# baby



## shawnee

Quote from Volcano in another forum: "Yavru means little/baby.If you say yavru kuş, it means little/baby bird that has been born newly."

I remember hearing the word "maksum" (sp?) being expressed in the presence of newly born babies. I always thought it was Turkish and that it meant something like my little child." In the light of Volcano's information it appears I might have made an incorrect assumption.


----------



## Volcano

*Hello shawnee

I have never heard of it being used for babies.I think it is a religionist name.*


----------



## tekitoi

maksum isn't a turkish word as far as i know, but "masum" would mean innocent, which is sometimes said to babies/children..


----------



## Odgar Ap Wycglaffhelwyr

"Maksum" is an Arabic word which means "separated" or "divided." Although it is usually  included in dictionaries, you will not hear that word used either in daily or in formal speech, maybe in religious context.

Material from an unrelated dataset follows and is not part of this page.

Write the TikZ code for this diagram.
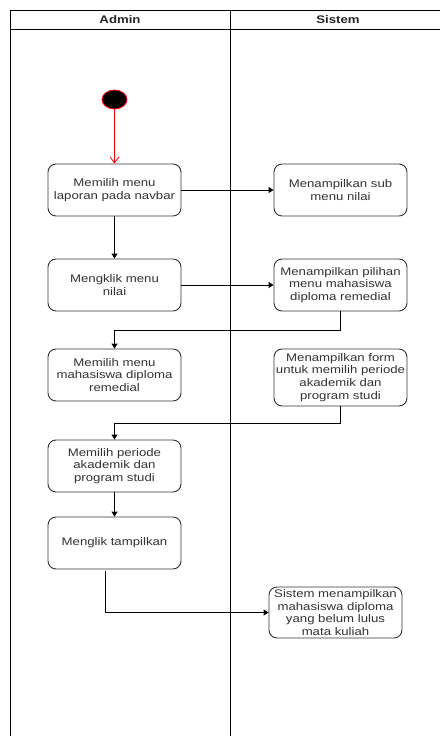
\documentclass[tikz,border=0pt]{standalone}
\usepackage{fontspec}
\setmainfont{Liberation Sans}[FakeStretch=1.2]
\usetikzlibrary{arrows.meta,positioning,calc,shapes.geometric}
\begin{document}
\begin{tikzpicture}[x=1pt,y=-1pt,
  lane/.style={line width=1pt,draw=black},
  act/.style={draw=black!80,line width=0.9pt,rounded corners=8pt,fill=white,
    minimum width=133pt,align=center,inner sep=0pt,text=black!80,
    font=\fontsize{11}{12.7}\selectfont},
  arr/.style={draw=black,line width=0.9pt,-{Triangle[length=5pt,width=6pt]}},
  hdr/.style={font=\bfseries\fontsize{11}{13}\selectfont,text=black!85}
]
\useasboundingbox (0,0) rectangle (439,736);
% swimlanes
\draw[lane] (10,736) -- (10,10) -- (440,10);
\draw[lane] (10,29) -- (440,29);
\draw[lane] (230,10) -- (230,736);
\node[hdr] (hA) at (120,19.5) {Admin};
\node[hdr] (hS) at (338,19.5) {Sistem};
% start
\node[ellipse,draw=red,fill=black,line width=0.8pt,minimum width=25pt,minimum height=19pt,inner sep=0pt] (st) at (114.5,99.5) {};
% activities
\node[act,minimum height=52pt] (b1) at (114.5,190) {Memilih menu\\laporan pada navbar};
\node[act,minimum height=52pt] (r1) at (340.5,190) {Menampilkan sub\\menu nilai};
\node[act,minimum height=52pt] (b2) at (114.5,285) {Mengklik menu\\nilai};
\node[act,minimum height=52pt] (r2) at (340.5,285) {Menampilkan pilihan\\menu mahasiswa\\diploma remedial};
\node[act,minimum height=52pt] (b3) at (114.5,375) {Memilih menu\\mahasiswa diploma\\remedial};
\node[act,minimum height=57pt] (r3) at (340.5,377.5) {Menampilkan form\\untuk memilih periode\\akademik dan\\program studi};
\node[act,minimum height=52pt] (b4) at (114.5,466) {Memilih periode\\akademik dan\\program studi};
\node[act,minimum height=52pt] (b5) at (114.5,543) {Menglik tampilkan};
\node[act,minimum height=51pt] (r5) at (335.5,612.5) {Sistem menampilkan\\mahasiswa diploma\\yang belum lulus\\mata kuliah};
% connectors
\draw[draw=red,line width=0.8pt,-{Straight Barb[length=6pt,width=9pt]}] (st) -- (b1);
\draw[arr] (b1) -- (r1);
\draw[arr] (b1) -- (b2);
\draw[arr] (b2) -- (r2);
\draw[arr] (r2.south) -- ++(0,19) -| (b3.north);
\draw[arr] (r3.south) -- ++(0,17) -| (b4.north);
\draw[arr] (b4) -- (b5);
\draw[arr] ([xshift=-9.5pt,yshift=-2pt]b5.south) |- (r5.west);
\end{tikzpicture}
\end{document}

As Tikito remarked, "masum," which is also of Arabic origin, means innocent. Yet, I have never heard it used as a substitute for "baby" or "children." It may connote children, as they are usually associated with innocence, though.


----------



## shawnee

Thanks very much for your efforts. I will now explain the background to this word which I had mistakenly taken for Turkish. It is the word used by my Northern Greek mother in law when she was caressing my children when they were babies. Her Greek is invested with quite a number of Turkish words and I just made the assumption. The only other source of a non Greek word for her part of Greece would be slavonic but the word does not sound slavic to me. I can only conclude that it is a corruption of "masum."


----------



## shafaq

I heard many times *maksum* and *masum* used instead of child where *maksum* is just a colloquially distorted form of *masum*(innocent as explained above) by some (usually ethnic) groups.

ie:

Masumlardan ne istediniz...? 

   which may be interpreted literally as What did you want by the innocents (children)  where it is an other way of saying  
For what you tortured (even killed) the children ?


----------



## shawnee

herşeyden önce çok teşekkür ederim, Shafaq,
I am most interested to hear this confirmation.


----------



## Odgar Ap Wycglaffhelwyr

shafaq said:


> I heard many times *maksum* and *masum* used instead of child where *maksum* is just a colloquially distorted form of *masum*(innocent as explained above) by some (usually ethnic) groups.
> 
> ie:
> 
> Masumlardan ne istediniz...?
> 
> which may be interpreted literally as What did you want by the innocents (children)  where it is an other way of saying
> For what you tortured (even killed) the children ?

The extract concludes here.